His comments ensure that the Canada-US relationship — and who can best deal with an emboldened Trump — will be a top issue in the contest to lead Liberal Party. Prime Minister Justin Trudeau triggered that race on Monday when he said he’ll step down once his successor is chosen. 

Already, one of the country’s most senior cabinet ministers has decided he won’t run. Finance Minister Dominic LeBlanc said Wednesday he’s staying out of the race to focus on his work as the point person for the government in dealing with the US. 

“The threat these tariffs pose to our nation’s economic well-being and to the livelihood of a countless number of Canadian families cannot be understated — and as such, it requires nothing less than my full attention,” LeBlanc wrote on social media site X. 

The leadership contest may take a couple of months, which means a new leader might step into the job of prime minister in the midst of a trade war and a recession in Canada. 

Dealing with Trump “isn’t just the most pressing foreign policy challenge we face. The domestic implications are so profound,” said Scott Reid, a former adviser to Paul Martin, Canada’s prime minister from 2003 to 2006. “It is the No. 1 policy challenge that the country is going to endure in this next number of months.”

Those taunts about Canada becoming the 51st US state brought a rebuke from Trudeau — “There isn’t a snowball’s chance in hell,” he wrote Tuesday — and from some of his potential successors. 

“President-elect Trump’s comments show a complete lack of understanding of what makes Canada a strong country,” Foreign Affairs Minister Melanie Joly said on X. “Our economy is strong. Our people are strong. We will never back down in the face of threats.” 

Trump has complained about the size of the US trade deficit with Canada, falsely overstating it as $100 billion or more. Last year the number was $41 billion for goods and services. For goods alone it was about $72 billion, according to US Census Bureau data.  

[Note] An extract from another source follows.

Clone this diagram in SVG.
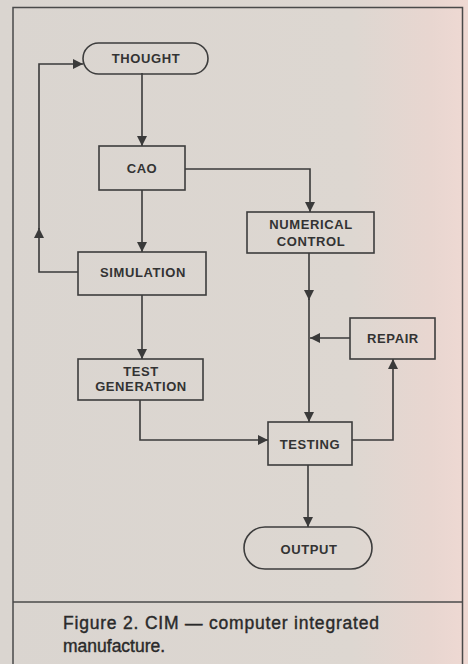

That trade deficit is a direct result of US thirst for Canadian energy. If you remove oil and gas from the equation, the US actually enjoys a significant trade surplus with its northern neighbor, according to calculations by economists at National Bank of Canada. 

But Trump and his aides are clearly determined to impose widespread tariffs on US trading partners. Whoever is representing Canada’s interests after Trudeau’s departure won’t be able to win the day on logic alone, Reid said.